Last Updated March 11, 2024
What is a Non-Disclosure Agreement?
A Non-Disclosure Agreement, commonly referred to as an NDA, is a contract that protects the sensitive and confidential information that one party provides to another.
By signing an NDA, the party who receives confidential information agrees to use the information only for permitted reasons and to keep it private from third parties.
This agreement protects the person who is disclosing confidential information (i.e. the disclosing party) from being at a competitive disadvantage or from damaging their reputation. If one party breaches the contract, the other party may take legal action.
Who are the parties in a Non-Disclosure Agreement?
There are two parties involved in an NDA:
- The disclosing party is the individual or organisation that provides the confidential information.
- The receiving party is the individual or organisation that receives the information and agrees to keep it confidential.
Depending on the type of agreement, a single party can be made up of multiple individuals or organisations. For example, there may be two individual inventors who act as the disclosing party in an agreement. LawDepot’s NDA template allows you to add as many individuals to a party as is necessary.
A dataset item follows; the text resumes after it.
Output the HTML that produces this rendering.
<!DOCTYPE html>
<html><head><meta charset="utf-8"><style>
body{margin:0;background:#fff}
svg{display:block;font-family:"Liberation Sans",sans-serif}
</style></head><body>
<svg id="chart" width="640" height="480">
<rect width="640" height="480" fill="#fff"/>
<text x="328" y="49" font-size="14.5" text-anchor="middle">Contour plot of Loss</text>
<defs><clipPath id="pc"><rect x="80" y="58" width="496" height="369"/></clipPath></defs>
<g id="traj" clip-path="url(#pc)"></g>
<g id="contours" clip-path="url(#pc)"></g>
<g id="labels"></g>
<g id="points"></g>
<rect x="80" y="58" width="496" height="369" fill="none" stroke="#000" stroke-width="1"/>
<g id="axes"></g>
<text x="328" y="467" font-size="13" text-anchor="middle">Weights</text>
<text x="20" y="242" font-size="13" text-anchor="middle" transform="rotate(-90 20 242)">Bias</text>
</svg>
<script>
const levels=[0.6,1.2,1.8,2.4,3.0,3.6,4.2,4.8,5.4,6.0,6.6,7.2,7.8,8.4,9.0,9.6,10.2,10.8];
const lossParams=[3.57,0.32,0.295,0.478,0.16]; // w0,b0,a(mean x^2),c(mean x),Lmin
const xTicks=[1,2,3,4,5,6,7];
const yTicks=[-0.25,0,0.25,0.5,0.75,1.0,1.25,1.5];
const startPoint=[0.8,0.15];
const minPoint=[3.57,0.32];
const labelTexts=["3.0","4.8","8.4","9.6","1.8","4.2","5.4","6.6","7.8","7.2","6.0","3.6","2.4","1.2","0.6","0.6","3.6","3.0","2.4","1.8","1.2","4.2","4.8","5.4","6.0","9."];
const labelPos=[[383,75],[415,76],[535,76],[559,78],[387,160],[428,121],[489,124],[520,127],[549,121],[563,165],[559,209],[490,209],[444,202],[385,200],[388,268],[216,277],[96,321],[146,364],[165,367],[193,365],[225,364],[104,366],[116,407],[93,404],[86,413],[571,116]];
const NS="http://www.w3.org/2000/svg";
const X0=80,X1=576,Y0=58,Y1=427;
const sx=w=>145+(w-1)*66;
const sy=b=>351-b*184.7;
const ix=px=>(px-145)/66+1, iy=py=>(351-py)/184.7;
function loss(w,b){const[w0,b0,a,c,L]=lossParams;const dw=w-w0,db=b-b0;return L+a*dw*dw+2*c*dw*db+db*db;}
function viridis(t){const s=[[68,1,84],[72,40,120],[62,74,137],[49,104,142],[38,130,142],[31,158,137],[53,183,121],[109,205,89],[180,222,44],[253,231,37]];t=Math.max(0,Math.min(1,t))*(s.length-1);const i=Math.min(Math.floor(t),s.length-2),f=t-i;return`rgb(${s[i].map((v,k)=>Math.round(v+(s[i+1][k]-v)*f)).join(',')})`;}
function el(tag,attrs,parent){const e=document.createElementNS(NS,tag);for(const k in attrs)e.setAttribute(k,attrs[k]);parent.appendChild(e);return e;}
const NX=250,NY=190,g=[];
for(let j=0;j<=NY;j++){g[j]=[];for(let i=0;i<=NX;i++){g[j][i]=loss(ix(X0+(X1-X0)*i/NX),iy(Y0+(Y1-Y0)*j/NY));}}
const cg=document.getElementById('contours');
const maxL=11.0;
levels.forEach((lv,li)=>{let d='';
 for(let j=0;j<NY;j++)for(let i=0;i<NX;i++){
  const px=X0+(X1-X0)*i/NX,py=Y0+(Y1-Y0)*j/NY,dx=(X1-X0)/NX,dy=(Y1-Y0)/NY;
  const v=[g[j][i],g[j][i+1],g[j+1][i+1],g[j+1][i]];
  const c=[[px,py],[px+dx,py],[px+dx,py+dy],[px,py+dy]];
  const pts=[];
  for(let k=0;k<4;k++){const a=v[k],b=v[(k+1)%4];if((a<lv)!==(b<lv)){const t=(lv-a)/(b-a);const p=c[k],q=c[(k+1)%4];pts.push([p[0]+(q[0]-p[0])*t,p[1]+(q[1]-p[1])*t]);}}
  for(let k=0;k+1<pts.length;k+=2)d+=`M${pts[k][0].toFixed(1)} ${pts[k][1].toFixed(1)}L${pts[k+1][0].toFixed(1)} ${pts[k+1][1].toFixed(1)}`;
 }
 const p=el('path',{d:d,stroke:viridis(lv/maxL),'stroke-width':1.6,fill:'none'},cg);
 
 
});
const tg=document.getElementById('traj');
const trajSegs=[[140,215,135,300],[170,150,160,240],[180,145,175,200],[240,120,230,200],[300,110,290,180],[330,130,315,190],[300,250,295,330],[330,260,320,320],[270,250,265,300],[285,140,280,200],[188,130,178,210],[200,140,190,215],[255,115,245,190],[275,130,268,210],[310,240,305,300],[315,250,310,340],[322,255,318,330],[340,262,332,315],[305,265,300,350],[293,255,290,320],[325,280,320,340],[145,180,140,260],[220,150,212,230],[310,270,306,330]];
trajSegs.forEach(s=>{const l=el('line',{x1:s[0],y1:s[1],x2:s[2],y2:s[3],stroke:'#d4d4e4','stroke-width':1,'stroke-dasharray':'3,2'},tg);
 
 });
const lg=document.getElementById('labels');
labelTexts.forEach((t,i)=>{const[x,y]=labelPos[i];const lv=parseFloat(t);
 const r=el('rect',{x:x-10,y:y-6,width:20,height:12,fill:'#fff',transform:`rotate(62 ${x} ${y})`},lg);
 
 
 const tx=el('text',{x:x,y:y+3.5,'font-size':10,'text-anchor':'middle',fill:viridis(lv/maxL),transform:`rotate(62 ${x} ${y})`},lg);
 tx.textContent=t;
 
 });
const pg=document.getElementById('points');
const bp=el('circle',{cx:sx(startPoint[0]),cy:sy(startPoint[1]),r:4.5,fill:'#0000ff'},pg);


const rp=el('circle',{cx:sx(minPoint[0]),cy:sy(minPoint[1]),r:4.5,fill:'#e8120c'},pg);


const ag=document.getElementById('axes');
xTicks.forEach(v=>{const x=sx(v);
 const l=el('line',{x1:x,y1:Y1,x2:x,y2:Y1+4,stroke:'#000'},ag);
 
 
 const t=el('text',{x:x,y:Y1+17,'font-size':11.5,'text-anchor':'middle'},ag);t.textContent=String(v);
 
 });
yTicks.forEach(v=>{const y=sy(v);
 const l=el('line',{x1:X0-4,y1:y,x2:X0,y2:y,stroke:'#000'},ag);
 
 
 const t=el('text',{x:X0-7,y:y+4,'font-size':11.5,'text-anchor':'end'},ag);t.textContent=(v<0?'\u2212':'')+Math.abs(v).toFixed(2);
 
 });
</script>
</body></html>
When should I use a Non-Disclosure Agreement?
People commonly use Non-Disclosure Agreements in situations such as:
- Job interviews where the candidate learns trade secrets
- During employment or services in which the employer discloses information to an employee or contractor
- Employment in computer services, such as software outsourcing, app development, website design, or other information technology (IT) positions
- At the end of employment, after an employee resigns
- Transactions in which the product owner shares proprietary information as part of a potential sale
- Due diligence associated with the proposed purchase of a business
- Invention pitches, in which the inventor discloses information to a potential investor
LawDepot’s Non-Disclosure Agreement template is built for a unilateral relationship where one party discloses information to another party. In a unilateral NDA, also known as a one-way NDA, only one party is under obligation to keep the information confidential.
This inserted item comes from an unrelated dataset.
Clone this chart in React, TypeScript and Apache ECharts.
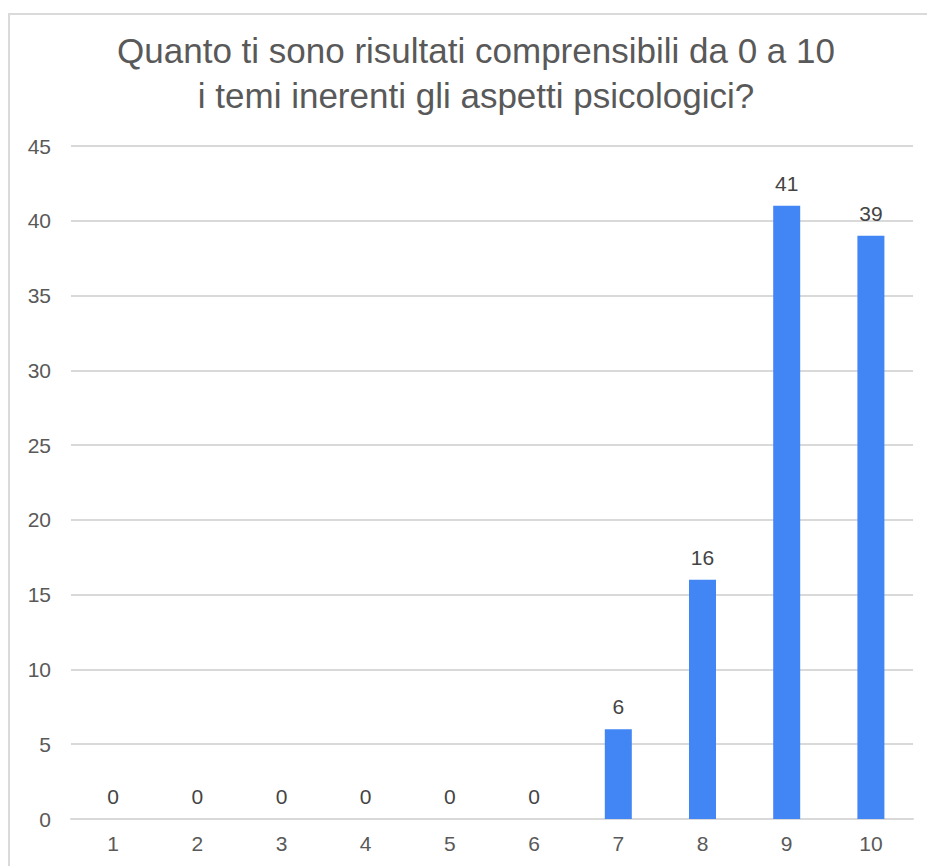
import React, { useEffect, useRef } from "react";
import * as echarts from "echarts";

const categories = ["1", "2", "3", "4", "5", "6", "7", "8", "9", "10"];
const values = [0, 0, 0, 0, 0, 0, 6, 16, 41, 39];
const titleLines = [
  "Quanto ti sono risultati comprensibili da 0 a 10",
  "i temi inerenti gli aspetti psicologici?",
];

export default function App() {
  const ref = useRef<HTMLDivElement>(null);
  useEffect(() => {
    if (!ref.current) return;
    const chart = echarts.init(ref.current, null, { renderer: "svg" });
    const font = "'Liberation Sans', Arial, sans-serif";
    chart.setOption({
      animation: false,
      backgroundColor: "#ffffff",
      title: {
        text: titleLines.join("\n"),
        left: 471,
        top: 23,
        textAlign: "center",
        textStyle: {
          fontFamily: font,
          fontSize: 35,
          fontWeight: "normal",
          color: "#595959",
          lineHeight: 45,
        },
      },
      graphic: [
        {
          type: "line",
          shape: { x1: 8, y1: 14, x2: 927, y2: 14 },
          style: { stroke: "#dadada", lineWidth: 2 },
        },
        {
          type: "line",
          shape: { x1: 9, y1: 13, x2: 9, y2: 866 },
          style: { stroke: "#dadada", lineWidth: 2 },
        },
      ],
      grid: { left: 71, right: 14, top: 146, bottom: 47, containLabel: false },
      xAxis: {
        type: "category",
        data: categories,
        axisLine: { show: true, lineStyle: { color: "#d9d9d9", width: 2 } },
        axisTick: { show: false },
        axisLabel: {
          fontFamily: font,
          fontSize: 21,
          color: "#595959",
          margin: 14,
        },
      },
      yAxis: {
        type: "value",
        min: 0,
        max: 45,
        interval: 5,
        axisLine: { show: false },
        axisTick: { show: false },
        splitLine: { lineStyle: { color: "#d9d9d9", width: 2 } },
        axisLabel: {
          fontFamily: font,
          fontSize: 21,
          color: "#595959",
          margin: 20,
        },
      },
      series: [
        {
          type: "bar",
          data: values,
          barWidth: 27,
          itemStyle: { color: "#4285F4" },
          label: {
            show: true,
            position: "top",
            distance: 12,
            fontFamily: font,
            fontSize: 21,
            color: "#444444",
          },
        },
      ],
    });
    return () => chart.dispose();
  }, []);
  return (
    <div
      ref={ref}
      style={{ position: "absolute", left: 0, top: 0, width: 927, height: 866 }}
    />
  );
}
For a mutual NDA (wherein both parties agree to share and keep confidential information), each party can use LawDepot’s NDA template to create a unique document for the other to sign.
Confidential information is information that is not common knowledge or known to the public at large. Ultimately, the disclosing party outlines what the confidential information includes. An NDA can protect a variety of information, such as:
- Customer information: this might include personal data such as names and contact information, purchasing and internet browsing history, GPS tracking information, and more
- Intellectual property: this can include any intangible asset that has commercial value, such as copyrights, patents, and trade secrets
- Marketing, product, and service information: this might include any strategic functions of a business such as marketing plans, production processes, prices, and more
- Business operations and accounting information: this can include intangible business assets such as information on vendors, staff, fixed costs, and other internal financial reports
- Proprietary computer technology: this might include data collection systems, internal applications, or software programs
Once you establish the subject matter of the confidential information, the disclosing party must describe how the receiving party is permitted to use it. For example, the disclosing party might say that the receiving party must keep the information confidential but can use it to inform business decisions or operations.
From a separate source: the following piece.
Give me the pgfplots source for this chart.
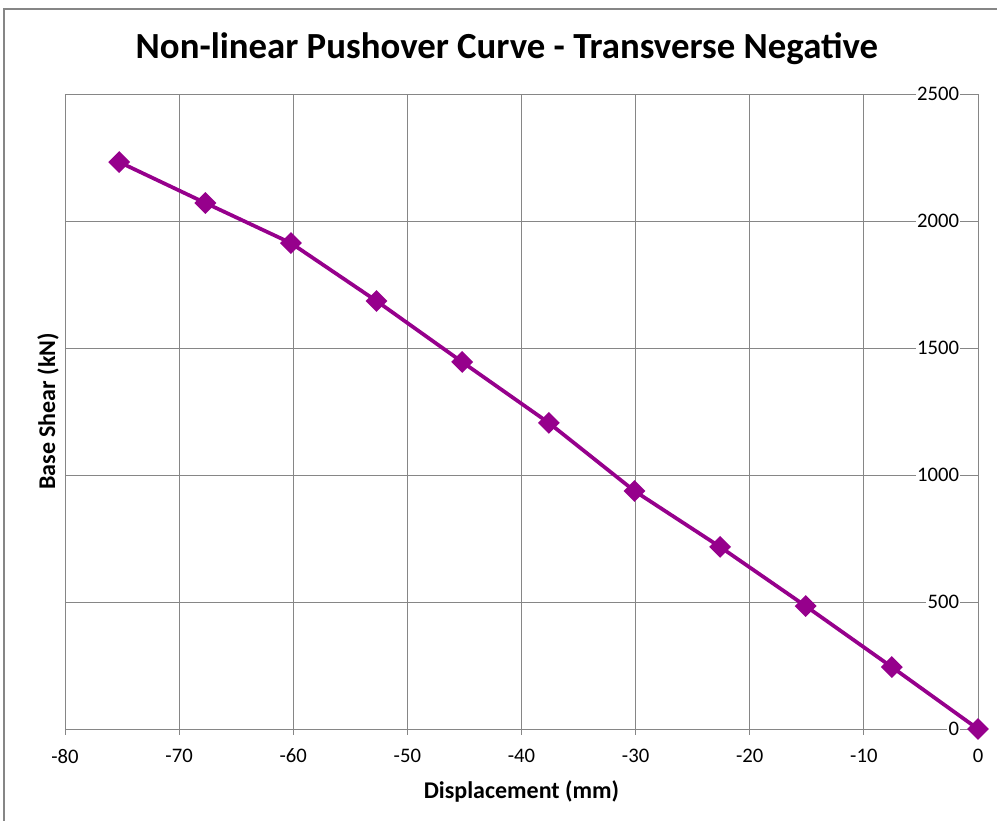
\documentclass[border=0pt]{standalone}
\usepackage{pgfplots}
\pgfplotsset{compat=1.18}
\usepackage{fontspec}
\setmainfont{Carlito}
\definecolor{curve}{RGB}{150,0,140}
\definecolor{gridgray}{RGB}{134,134,134}
\begin{document}
\begin{tikzpicture}
% page = 997 x 821 px, 1px = 0.75pt, origin at bottom-left
\path[use as bounding box] (0pt,0pt) rectangle (747.75pt,615.75pt);
\draw[gridgray, line width=0.9pt] (3pt,0pt) -- (3pt,609pt) -- (747.75pt,609pt);
\node[font=\bfseries\fontsize{27.6}{30}\selectfont] at (380.25pt,579.5pt) {Non-linear Pushover Curve - Transverse Negative};
\begin{axis}[
  at={(48.75pt,69pt)}, anchor=south west,
  scale only axis,
  width=684.75pt, height=476.25pt,
  xmin=-80, xmax=0, ymin=0, ymax=2500,
  xtick={-80,-70,...,0}, ytick={0,500,...,2500},
  grid=major,
  major grid style={gridgray, line width=0.6pt},
  axis line style={gridgray, line width=0.6pt},
  tick style={gridgray, line width=0.6pt},
  xtick align=outside, ytick style={draw=none},
  major tick length=4.5pt,
  xtick pos=bottom,
  yticklabel pos=right,
  yticklabel style={anchor=east, fill=white, inner sep=1pt, xshift=-13pt},
  ticklabel style={font=\fontsize{15.5}{17}\selectfont},
  xticklabel style={yshift=-7pt},
  /pgf/number format/assume math mode=true,
  /pgf/number format/1000 sep={},
  xlabel={\textbf{Displacement (mm)}},
  ylabel={\textbf{Base Shear (kN)}},
  label style={font=\fontsize{18}{20}\selectfont},
  ylabel style={at={(axis description cs:-0.0186,0.5)}, anchor=center},
  xlabel style={yshift=-6pt},
  clip=false,
]
\addplot[curve, line width=2.8pt, mark=square*, mark size=4.4pt, mark options={solid, fill=curve, rotate=45}] coordinates {
  (-75.25, 2232)
  (-67.7, 2071)
  (-60.2, 1913)
  (-52.7, 1685)
  (-45.2, 1445)
  (-37.6, 1205)
  (-30.1, 937)
  (-22.6, 717)
  (-15.1, 484)
  (-7.55, 244)
  (0, 0)
};
\end{axis}
\end{tikzpicture}
\end{document}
How long should a Non-Disclosure Agreement last?
An NDA can continue indefinitely or end on a predetermined date.
You can specify a date for the duty of non-disclosure (the responsibility of keeping the information confidential) to end. This date can be when the relationship between the two parties ends, or it can be when the information no longer needs to be confidential.
Also, the obligations created by an NDA can end if the confidential information becomes publicly known (through no fault of the receiving party).
For instance, imagine two inventors enter an NDA with a potential investor. The investor agrees to keep the details of the invention confidential until they can begin manufacturing and selling the new product. If one of the inventors were to give away the secrets of the invention during an interview with a journalist, the information would be considered public knowledge. In this case, the receiving party (the investor) wouldn’t be to blame and the NDA would be voidable.
What happens when someone breaks a Non-Disclosure Agreement?
NDAs often include remedies for a breach of contract, so if the receiving party breaks the terms there is a course of action to follow. As such, this contract acts as a strong deterrent because of the legal action that one party may take if the other violates the agreement.
For example, if the receiving party breaks the NDA, the terms may require them to pay liquidated damages (a predetermined sum of money). If damages are not an adequate remedy, the disclosing party might seek a court injunction that restricts the receiving party from committing or engaging in any act prohibited by the NDA.
Depending on the situation, the disclosing party could file lawsuits such as:
- Breach of contract: breaking the terms set out in the agreement
- Copyright infringement: using property without permission
- Misappropriation of trade secrets: wrongfully using or disclosing a trade secret
- Conversion: intentionally interfering with someone’s personal property
Do both parties sign the Non-Disclosure Agreement?
Yes, both parties should sign the agreement.
An NDA doesn’t need witnesses to be valid, but having a neutral third party witness your signatures helps reinforce the validity of the contract.